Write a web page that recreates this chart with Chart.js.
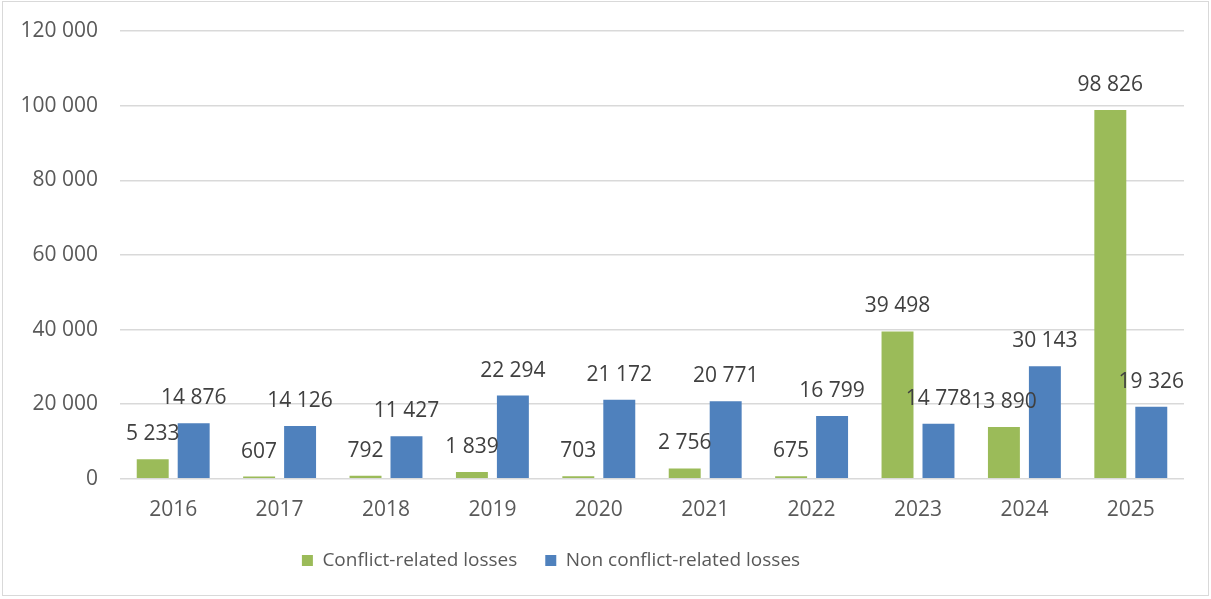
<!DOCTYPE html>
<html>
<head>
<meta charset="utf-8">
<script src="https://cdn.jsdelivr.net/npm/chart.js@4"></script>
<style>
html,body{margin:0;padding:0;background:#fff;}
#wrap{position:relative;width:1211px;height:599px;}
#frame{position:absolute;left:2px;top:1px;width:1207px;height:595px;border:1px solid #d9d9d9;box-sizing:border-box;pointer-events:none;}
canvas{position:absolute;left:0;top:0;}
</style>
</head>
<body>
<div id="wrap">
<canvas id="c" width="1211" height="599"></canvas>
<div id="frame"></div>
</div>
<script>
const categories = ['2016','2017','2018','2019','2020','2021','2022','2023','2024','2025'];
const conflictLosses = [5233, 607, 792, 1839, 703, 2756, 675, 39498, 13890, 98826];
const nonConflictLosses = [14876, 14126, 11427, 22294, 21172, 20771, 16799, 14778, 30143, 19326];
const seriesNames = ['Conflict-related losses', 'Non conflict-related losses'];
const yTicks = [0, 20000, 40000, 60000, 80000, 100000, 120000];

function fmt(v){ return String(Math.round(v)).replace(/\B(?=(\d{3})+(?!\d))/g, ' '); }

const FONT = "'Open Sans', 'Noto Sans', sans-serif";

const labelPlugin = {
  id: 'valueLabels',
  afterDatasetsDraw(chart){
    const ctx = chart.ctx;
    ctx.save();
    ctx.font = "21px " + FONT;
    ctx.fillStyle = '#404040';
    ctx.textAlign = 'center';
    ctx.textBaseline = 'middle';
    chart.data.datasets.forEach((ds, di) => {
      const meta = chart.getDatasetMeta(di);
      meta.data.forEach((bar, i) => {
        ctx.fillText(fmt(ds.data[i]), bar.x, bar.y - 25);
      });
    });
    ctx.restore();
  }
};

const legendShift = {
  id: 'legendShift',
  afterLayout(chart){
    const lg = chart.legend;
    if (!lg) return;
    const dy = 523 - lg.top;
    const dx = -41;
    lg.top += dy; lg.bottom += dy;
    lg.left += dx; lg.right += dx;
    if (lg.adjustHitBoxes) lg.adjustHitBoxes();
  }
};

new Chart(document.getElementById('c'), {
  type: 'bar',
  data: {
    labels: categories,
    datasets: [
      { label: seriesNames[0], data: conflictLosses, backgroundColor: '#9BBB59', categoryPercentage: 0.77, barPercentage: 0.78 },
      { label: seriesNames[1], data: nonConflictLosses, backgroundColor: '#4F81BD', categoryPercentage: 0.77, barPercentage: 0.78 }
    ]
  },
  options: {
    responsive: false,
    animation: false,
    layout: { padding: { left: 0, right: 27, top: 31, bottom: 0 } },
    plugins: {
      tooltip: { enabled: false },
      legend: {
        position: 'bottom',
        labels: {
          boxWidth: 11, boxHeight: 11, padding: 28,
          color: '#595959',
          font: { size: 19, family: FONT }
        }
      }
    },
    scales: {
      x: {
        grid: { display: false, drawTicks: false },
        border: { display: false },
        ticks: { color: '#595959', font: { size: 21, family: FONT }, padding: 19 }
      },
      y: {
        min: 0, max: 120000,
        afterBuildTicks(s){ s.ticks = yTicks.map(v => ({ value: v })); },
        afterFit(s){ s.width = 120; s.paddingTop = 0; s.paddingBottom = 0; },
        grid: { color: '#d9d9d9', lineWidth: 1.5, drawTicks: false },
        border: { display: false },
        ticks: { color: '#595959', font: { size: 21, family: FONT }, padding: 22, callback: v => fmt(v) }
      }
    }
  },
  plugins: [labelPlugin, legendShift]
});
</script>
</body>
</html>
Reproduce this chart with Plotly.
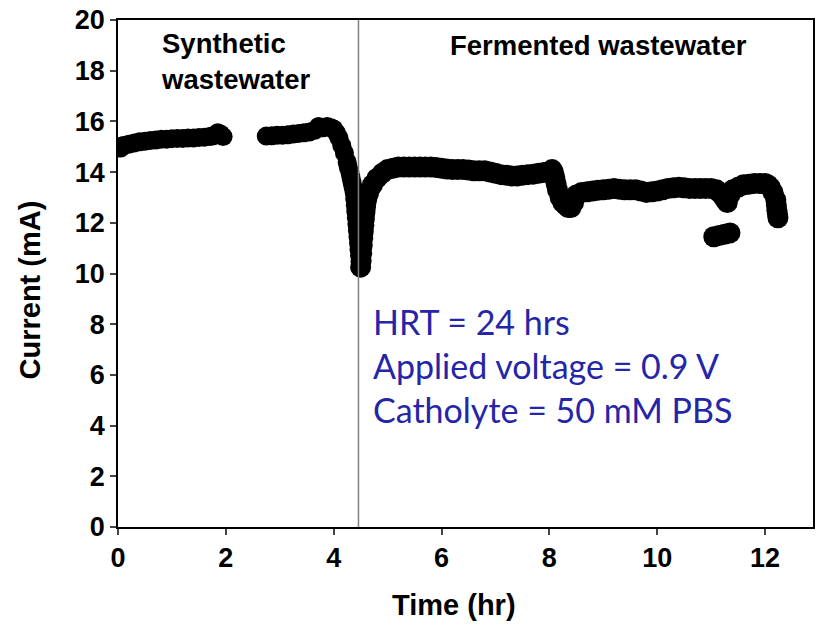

====================

STATED GOAL:
Repeat every record precisely. Any picture among them stays out of the copy.

WRITTEN REPLY:
Write a web page that recreates this chart with Chart.js.
<!DOCTYPE html>
<html>
<head>
<meta charset="utf-8">
<script src="https://cdn.jsdelivr.net/npm/chart.js@4"></script>
<style>
html,body{margin:0;padding:0;background:#fff;}
#wrap{position:relative;width:1211px;height:599px;}
#frame{position:absolute;left:2px;top:1px;width:1207px;height:595px;border:1px solid #d9d9d9;box-sizing:border-box;pointer-events:none;}
canvas{position:absolute;left:0;top:0;}
</style>
</head>
<body>
<div id="wrap">
<canvas id="c" width="1211" height="599"></canvas>
<div id="frame"></div>
</div>
<script>
const categories = ['2016','2017','2018','2019','2020','2021','2022','2023','2024','2025'];
const conflictLosses = [5233, 607, 792, 1839, 703, 2756, 675, 39498, 13890, 98826];
const nonConflictLosses = [14876, 14126, 11427, 22294, 21172, 20771, 16799, 14778, 30143, 19326];
const seriesNames = ['Conflict-related losses', 'Non conflict-related losses'];
const yTicks = [0, 20000, 40000, 60000, 80000, 100000, 120000];

function fmt(v){ return String(Math.round(v)).replace(/\B(?=(\d{3})+(?!\d))/g, ' '); }

const FONT = "'Open Sans', 'Noto Sans', sans-serif";

const labelPlugin = {
  id: 'valueLabels',
  afterDatasetsDraw(chart){
    const ctx = chart.ctx;
    ctx.save();
    ctx.font = "21px " + FONT;
    ctx.fillStyle = '#404040';
    ctx.textAlign = 'center';
    ctx.textBaseline = 'middle';
    chart.data.datasets.forEach((ds, di) => {
      const meta = chart.getDatasetMeta(di);
      meta.data.forEach((bar, i) => {
        ctx.fillText(fmt(ds.data[i]), bar.x, bar.y - 25);
      });
    });
    ctx.restore();
  }
};

const legendShift = {
  id: 'legendShift',
  afterLayout(chart){
    const lg = chart.legend;
    if (!lg) return;
    const dy = 523 - lg.top;
    const dx = -41;
    lg.top += dy; lg.bottom += dy;
    lg.left += dx; lg.right += dx;
    if (lg.adjustHitBoxes) lg.adjustHitBoxes();
  }
};

new Chart(document.getElementById('c'), {
  type: 'bar',
  data: {
    labels: categories,
    datasets: [
      { label: seriesNames[0], data: conflictLosses, backgroundColor: '#9BBB59', categoryPercentage: 0.77, barPercentage: 0.78 },
      { label: seriesNames[1], data: nonConflictLosses, backgroundColor: '#4F81BD', categoryPercentage: 0.77, barPercentage: 0.78 }
    ]
  },
  options: {
    responsive: false,
    animation: false,
    layout: { padding: { left: 0, right: 27, top: 31, bottom: 0 } },
    plugins: {
      tooltip: { enabled: false },
      legend: {
        position: 'bottom',
        labels: {
          boxWidth: 11, boxHeight: 11, padding: 28,
          color: '#595959',
          font: { size: 19, family: FONT }
        }
      }
    },
    scales: {
      x: {
        grid: { display: false, drawTicks: false },
        border: { display: false },
        ticks: { color: '#595959', font: { size: 21, family: FONT }, padding: 19 }
      },
      y: {
        min: 0, max: 120000,
        afterBuildTicks(s){ s.ticks = yTicks.map(v => ({ value: v })); },
        afterFit(s){ s.width = 120; s.paddingTop = 0; s.paddingBottom = 0; },
        grid: { color: '#d9d9d9', lineWidth: 1.5, drawTicks: false },
        border: { display: false },
        ticks: { color: '#595959', font: { size: 21, family: FONT }, padding: 22, callback: v => fmt(v) }
      }
    }
  },
  plugins: [labelPlugin, legendShift]
});
</script>
</body>
</html>
Reproduce this chart with Plotly.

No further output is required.